DIRECTIONS FOR THIS TASK: Print exactly the lines from the first one down to the line containing "const yTickLabelsD = ['-0.1', '-0.05', '0', '0.05', '0.1'];", both ends included, with no pictures and nothing else.
++++++
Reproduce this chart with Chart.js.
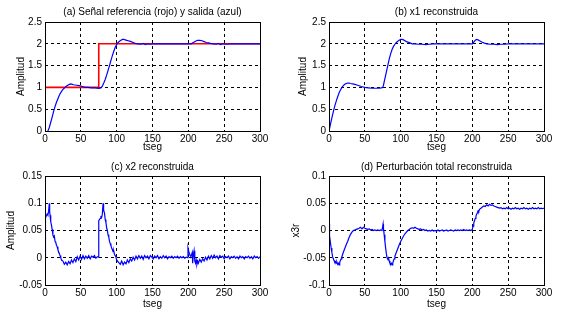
<!DOCTYPE html>
<html>
<head>
<meta charset="utf-8">
<script src="https://cdn.jsdelivr.net/npm/chart.js@4.4.0/dist/chart.umd.min.js"></script>
<style>
  body { margin: 0; background: #fff; }
  #fig { position: relative; width: 562px; height: 314px; }
  canvas { position: absolute; }
</style>
</head>
<body>
<div id="fig">
  <canvas id="cA" width="281" height="157" style="left:0;top:0"></canvas>
  <canvas id="cB" width="281" height="157" style="left:281px;top:0"></canvas>
  <canvas id="cC" width="281" height="157" style="left:0;top:157px"></canvas>
  <canvas id="cD" width="281" height="157" style="left:281px;top:157px"></canvas>
</div>
<script>
// titles / labels
const titles = ['(a) Señal referencia (rojo) y salida (azul)', '(b) x1 reconstruida',
                '(c) x2 reconstruida', '(d) Perturbación total reconstruida'];
const yTitles = ['Amplitud', 'Amplitud', 'Amplitud', 'x3r'];
const xTitle = 'tseg';

// tick values and labels
const xTickVals = [0, 50, 100, 150, 200, 250, 300];
const xTickLabels = ['0', '50', '100', '150', '200', '250', '300'];
const yTickValsAB = [0, 0.5, 1, 1.5, 2, 2.5];
const yTickLabelsAB = ['0', '0.5', '1', '1.5', '2', '2.5'];
const yTickValsC = [-0.05, 0, 0.05, 0.1, 0.15];
const yTickLabelsC = ['-0.05', '0', '0.05', '0.1', '0.15'];
const yTickValsD = [-0.1, -0.05, 0, 0.05, 0.1];
const yTickLabelsD = ['-0.1', '-0.05', '0', '0.05', '0.1'];

// (a) reference (red) and output (blue), [t, value]
const refA = [[0, 1], [75, 1], [75, 2], [300, 2]];
const outA = [[4,0],[6,0.08],[8,0.2],[10,0.32],[12,0.45],[14,0.56],[16,0.66],[18,0.74],[20,0.82],[22,0.88],
  [24,0.93],[26,0.97],[28,1.0],[30,1.03],[32,1.05],[34,1.07],[36,1.08],[38,1.07],[40,1.06],[44,1.05],
  [48,1.04],[52,1.02],[56,1.0],[60,1.0],[65,0.99],[70,0.99],[75,0.98],[78,0.99],[80,1.03],[82,1.1],
  [84,1.18],[86,1.28],[88,1.39],[90,1.5],[92,1.62],[94,1.73],[96,1.83],[98,1.92],[100,1.98],[102,2.03],
  [104,2.06],[106,2.08],[108,2.1],[110,2.1],[112,2.09],[114,2.08],[116,2.07],[118,2.06],[120,2.05],[123,2.03],
  [126,2.01],[130,2.0],[134,1.99],[137,2.01],[140,1.98],[143,2.0],[146,1.99],[150,2.0],[160,2.0],[180,2.0],
  [200,2.0],[204,2.0],[207,2.03],[210,2.06],[213,2.08],[216,2.08],[219,2.07],[222,2.05],[225,2.03],[228,2.02],
  [231,2.01],[235,2.0],[239,1.99],[242,2.01],[245,1.98],[248,2.0],[252,1.99],[260,2.0],[280,2.0],[300,2.0]];

// (b) x1 reconstructed
const x1B = [[0,0],[2,0.15],[4,0.3],[6,0.44],[8,0.57],[10,0.68],[12,0.78],[14,0.87],[16,0.94],[18,1.0],
  [20,1.04],[22,1.07],[24,1.09],[26,1.1],[28,1.1],[30,1.09],[33,1.08],[36,1.07],[40,1.05],[45,1.02],
  [50,1.0],[55,0.99],[60,0.98],[65,0.98],[70,0.98],[73,0.99],[75,1.0],[76,1.05],[78,1.2],[80,1.35],
  [82,1.5],[84,1.65],[86,1.77],[88,1.87],[90,1.94],[92,1.99],[94,2.03],[96,2.06],[98,2.08],[100,2.1],
  [102,2.1],[104,2.09],[106,2.07],[108,2.05],[110,2.04],[113,2.02],[116,2.0],[120,2.0],[125,1.99],[130,1.99],
  [135,1.98],[140,1.99],[145,2.0],[150,2.0],[170,2.0],[200,2.0],[202,2.04],[204,2.08],[206,2.1],[208,2.09],
  [210,2.07],[213,2.04],[216,2.02],[220,2.0],[225,1.99],[230,1.99],[235,1.98],[240,1.99],[245,1.99],[250,2.0],
  [270,2.0],[300,2.0]];

// (c) x2 reconstructed
const x2C = [[0,0],[0.3,0.07],[1,0.073],[2,0.078],[3,0.08],[4,0.078],[5,0.085],[6,0.1],[6.5,0.085],[7,0.078],
  [8,0.066],[9,0.06],[10,0.052],[11,0.042],[12,0.038],[13,0.04],[14,0.03],[15,0.028],[16,0.023],[17,0.02],
  [18,0.015],[19,0.011],[20,0.008],[21,0.004],[22,0.0],
  [23,-0.004],[25,-0.006],[27,-0.012],[29,-0.008],[31,-0.013],[33,-0.007],[35,-0.011],[37,-0.004],[39,-0.009],
  [41,-0.002],[43,-0.007],[45,0.002],[47,-0.004],[49,0.003],[51,-0.003],[53,0.004],[55,-0.002],[57,0.003],
  [59,-0.001],[61,0.004],[63,-0.002],[65,0.003],[67,0.001],[69,0.004],[71,-0.001],[73,0.002],[74.5,0.001],
  [75,0.068],[76,0.07],[77,0.072],[78,0.075],[79,0.074],[80,0.08],[81,0.1],[81.5,0.085],[82,0.088],[83,0.082],
  [84,0.07],[85,0.065],[86,0.055],[87,0.05],[88,0.042],[89,0.038],[90,0.03],[91,0.026],[92,0.022],[93,0.018],
  [94,0.015],[95,0.011],[96,0.012],[97,0.006],[98,0.004],[99,0.001],[100,-0.004],
  [101,-0.006],[103,-0.009],[105,-0.012],[107,-0.006],[109,-0.013],[111,-0.008],[113,-0.011],[115,-0.004],
  [117,-0.009],[119,-0.002],[121,-0.006],[123,0.001],[125,-0.004],[127,0.003],[129,-0.002],[131,0.004],
  [133,-0.001],[135,0.003],[137,-0.003],[139,0.004],[141,0.0],[143,0.003],[145,-0.002],[147,0.004],
  [149,0.001],[151,-0.002],[153,0.003],[155,0.0],[157,0.004],[159,-0.002],[161,0.002],[163,-0.001],
  [165,0.004],[167,0.0],[169,0.003],[171,-0.002],[173,0.002],[175,0.0],[177,0.003],[179,-0.001],
  [181,0.002],[183,0.0],[185,0.003],[187,-0.001],[189,0.002],[191,0.0],[193,0.002],[195,-0.001],
  [197,0.001],[199,0.0],
  [199.5,0.018],[200.5,0.012],[201.5,0.008],[202.5,0.004],[203.5,0.003],[204.5,0.006],[205.5,0.01],[206,-0.01],
  [207,0.005],[208,0.013],[209,-0.006],[210,-0.01],[211,-0.004],[212,-0.012],[213,-0.006],[214,-0.01],
  [216,-0.003],[218,-0.008],[220,-0.002],[222,-0.006],[224,0.001],[226,-0.004],
  [228,0.003],[230,-0.002],[232,0.004],[234,-0.001],[236,0.005],[238,0.0],[240,0.003],[242,-0.002],
  [244,0.004],[246,0.001],[248,0.003],[250,-0.002],[252,0.002],[254,0.0],[256,0.003],[258,-0.002],
  [260,0.002],[262,0.0],[264,0.003],[266,-0.001],[268,0.002],[270,-0.002],[272,0.003],[274,0.0],
  [276,0.002],[278,-0.002],[280,0.002],[282,0.0],[284,0.003],[286,-0.001],[288,0.002],[290,-0.002],
  [292,0.003],[294,0.0],[296,0.002],[298,-0.001],[300,0.002]];

// (d) total disturbance reconstructed
const x3D = [[0,0.012],[0.5,0.0],[1,-0.01],[2,-0.022],[3,-0.032],[4,-0.04],[5,-0.048],[6,-0.052],[7,-0.055],
  [8,-0.058],[9,-0.057],[10,-0.06],[11,-0.058],[12,-0.062],[13,-0.06],[14,-0.063],[15,-0.058],[16,-0.055],
  [17,-0.052],[18,-0.048],[19,-0.044],[20,-0.04],[22,-0.033],[24,-0.026],[26,-0.02],[28,-0.013],[30,-0.007],
  [32,-0.003],[34,0.0],[36,0.001],[38,0.002],[40,0.003],[42,0.004],[44,0.006],[46,0.003],[48,0.006],
  [50,0.004],[52,0.003],[54,0.002],[56,0.003],[58,0.001],[60,0.002],[62,0.0],[64,0.001],[66,0.0],
  [68,0.001],[70,0.0],[72,0.001],[74,0.0],[75.5,0.012],[76,0.004],[77,-0.008],[78,-0.02],[79,-0.032],
  [80,-0.042],[81,-0.05],[82,-0.052],[83,-0.05],[84,-0.056],[85,-0.06],[86,-0.062],[87,-0.06],[88,-0.063],
  [89,-0.06],[90,-0.055],[91,-0.052],[92,-0.047],[94,-0.04],[96,-0.033],[98,-0.026],[100,-0.02],
  [102,-0.015],[104,-0.01],[106,-0.006],[108,-0.003],[110,0.0],[112,0.002],[114,0.004],[116,0.005],
  [118,0.004],[120,0.006],[122,0.004],[124,0.003],[126,0.002],[128,0.003],[130,0.001],[132,0.002],
  [134,0.0],[136,0.001],[138,-0.001],[140,0.0],[142,-0.001],[144,0.001],[146,-0.001],[148,0.0],
  [150,-0.001],[152,0.001],[154,-0.001],[156,0.0],[158,0.001],[160,-0.001],[162,0.0],[164,0.001],
  [166,-0.001],[168,0.0],[170,0.001],[172,0.0],[174,-0.001],[176,0.001],[178,0.0],[180,0.001],
  [182,0.0],[184,0.001],[186,0.0],[188,0.002],[190,0.0],[192,0.001],[194,0.0],[196,0.001],[198,0.0],
  [200,0.002],[201,0.008],[202,0.014],[203,0.018],[204,0.022],[205,0.026],[206,0.03],[207,0.032],
  [208,0.036],[209,0.035],[210,0.039],[212,0.041],[214,0.043],[216,0.045],[218,0.044],[220,0.047],
  [222,0.045],[224,0.048],[226,0.046],[228,0.047],[230,0.045],[232,0.044],[234,0.043],[236,0.042],
  [238,0.041],[240,0.042],[242,0.04],[244,0.041],[246,0.04],[248,0.042],[250,0.04],[252,0.041],
  [254,0.039],[256,0.041],[258,0.04],[260,0.042],[262,0.04],[264,0.041],[266,0.039],[268,0.041],
  [270,0.04],[272,0.042],[274,0.04],[276,0.041],[278,0.039],[280,0.041],[282,0.04],[284,0.042],
  [286,0.04],[288,0.041],[290,0.04],[292,0.042],[294,0.04],[296,0.041],[298,0.04],[300,0.041]];

const FONT = { family: '"Liberation Sans", Arial, sans-serif', size: 10, weight: 'normal' };
const BLUE = '#0000ff';
const RED = '#ff0000';

function pts(list) { return list.map(p => ({ x: p[0], y: p[1] })); }

function line(list, color, width, order) {
  return { data: pts(list), borderColor: color, borderWidth: width, pointRadius: 0,
           tension: 0, fill: false, order: order };
}

// solid axes box like matlab
const boxPlugin = {
  id: 'box',
  afterDraw(chart) {
    const a = chart.chartArea, ctx = chart.ctx;
    ctx.save();
    ctx.setLineDash([]);
    ctx.strokeStyle = '#000';
    ctx.lineWidth = 1;
    ctx.strokeRect(Math.round(a.left) + 0.5, Math.round(a.top) + 0.5,
                   Math.round(a.right - a.left), Math.round(a.bottom - a.top));
    ctx.restore();
  }
};

function makeChart(id, datasets, k, yMin, yMax, yVals, yLabels, g) {
  return new Chart(document.getElementById(id), {
    type: 'line',
    data: { datasets: datasets },
    options: {
      responsive: false,
      animation: false,
      devicePixelRatio: 1,
      layout: { padding: { left: 0, right: g.right, top: 0, bottom: 0 } },
      plugins: {
        legend: { display: false },
        tooltip: { enabled: false },
        title: {
          display: true, text: titles[k], fullSize: false, color: '#000', font: FONT,
          padding: { top: g.tTop, bottom: g.tBot }
        }
      },
      scales: {
        x: {
          type: 'linear', min: 0, max: 300,
          afterBuildTicks: s => { s.ticks = xTickVals.map(v => ({ value: v })); },
          afterFit: s => { s.height = g.bottom; },
          ticks: { callback: (v, i) => xTickLabels[i], color: '#000', font: FONT, padding: 2,
                   maxRotation: 0, autoSkip: false },
          grid: { color: '#000', lineWidth: 1, drawTicks: false },
          border: { display: false, dash: [3, 3] },
          title: { display: true, text: xTitle, color: '#000', font: FONT, padding: { top: 0, bottom: 4 } }
        },
        y: {
          type: 'linear', min: yMin, max: yMax,
          afterBuildTicks: s => { s.ticks = yVals.map(v => ({ value: v })); },
          afterFit: s => { s.width = g.left; },
          ticks: { callback: (v, i) => yLabels[i], color: '#000', font: FONT, padding: 3, autoSkip: false },
          grid: { color: '#000', lineWidth: 1, drawTicks: false },
          border: { display: false, dash: [3, 3] },
          title: { display: true, text: yTitles[k], color: '#000', font: FONT, padding: { top: g.yt, bottom: 0 } }
        }
      }
    },
    plugins: [boxPlugin]
  });
}

makeChart('cA', [line(outA, BLUE, 1.2, 0), line(refA, RED, 1.6, 1)], 0, 0, 2.5, yTickValsAB, yTickLabelsAB,
  { left: 45, right: 21, bottom: 26, tTop: 6, tBot: 4, yt: 15 });
makeChart('cB', [line(x1B, BLUE, 1.2, 0)], 1, 0, 2.5, yTickValsAB, yTickLabelsAB,
  { left: 48, right: 18, bottom: 26, tTop: 6, tBot: 4, yt: 16.5 });
makeChart('cC', [line(x2C, BLUE, 1.2, 0)], 2, -0.05, 0.15, yTickValsC, yTickLabelsC,
  { left: 45, right: 21, bottom: 29, tTop: 4, tBot: 3, yt: 5 });
makeChart('cD', [line(x3D, BLUE, 1.2, 0)], 3, -0.1, 0.1, yTickValsD, yTickLabelsD,
  { left: 48, right: 18, bottom: 29, tTop: 4, tBot: 3, yt: 9 });
</script>
</body>
</html>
++++++
TASK RESULT:
Reproduce this chart with Chart.js.
<!DOCTYPE html>
<html>
<head>
<meta charset="utf-8">
<script src="https://cdn.jsdelivr.net/npm/chart.js@4.4.0/dist/chart.umd.min.js"></script>
<style>
  body { margin: 0; background: #fff; }
  #fig { position: relative; width: 562px; height: 314px; }
  canvas { position: absolute; }
</style>
</head>
<body>
<div id="fig">
  <canvas id="cA" width="281" height="157" style="left:0;top:0"></canvas>
  <canvas id="cB" width="281" height="157" style="left:281px;top:0"></canvas>
  <canvas id="cC" width="281" height="157" style="left:0;top:157px"></canvas>
  <canvas id="cD" width="281" height="157" style="left:281px;top:157px"></canvas>
</div>
<script>
// titles / labels
const titles = ['(a) Señal referencia (rojo) y salida (azul)', '(b) x1 reconstruida',
                '(c) x2 reconstruida', '(d) Perturbación total reconstruida'];
const yTitles = ['Amplitud', 'Amplitud', 'Amplitud', 'x3r'];
const xTitle = 'tseg';

// tick values and labels
const xTickVals = [0, 50, 100, 150, 200, 250, 300];
const xTickLabels = ['0', '50', '100', '150', '200', '250', '300'];
const yTickValsAB = [0, 0.5, 1, 1.5, 2, 2.5];
const yTickLabelsAB = ['0', '0.5', '1', '1.5', '2', '2.5'];
const yTickValsC = [-0.05, 0, 0.05, 0.1, 0.15];
const yTickLabelsC = ['-0.05', '0', '0.05', '0.1', '0.15'];
const yTickValsD = [-0.1, -0.05, 0, 0.05, 0.1];
const yTickLabelsD = ['-0.1', '-0.05', '0', '0.05', '0.1'];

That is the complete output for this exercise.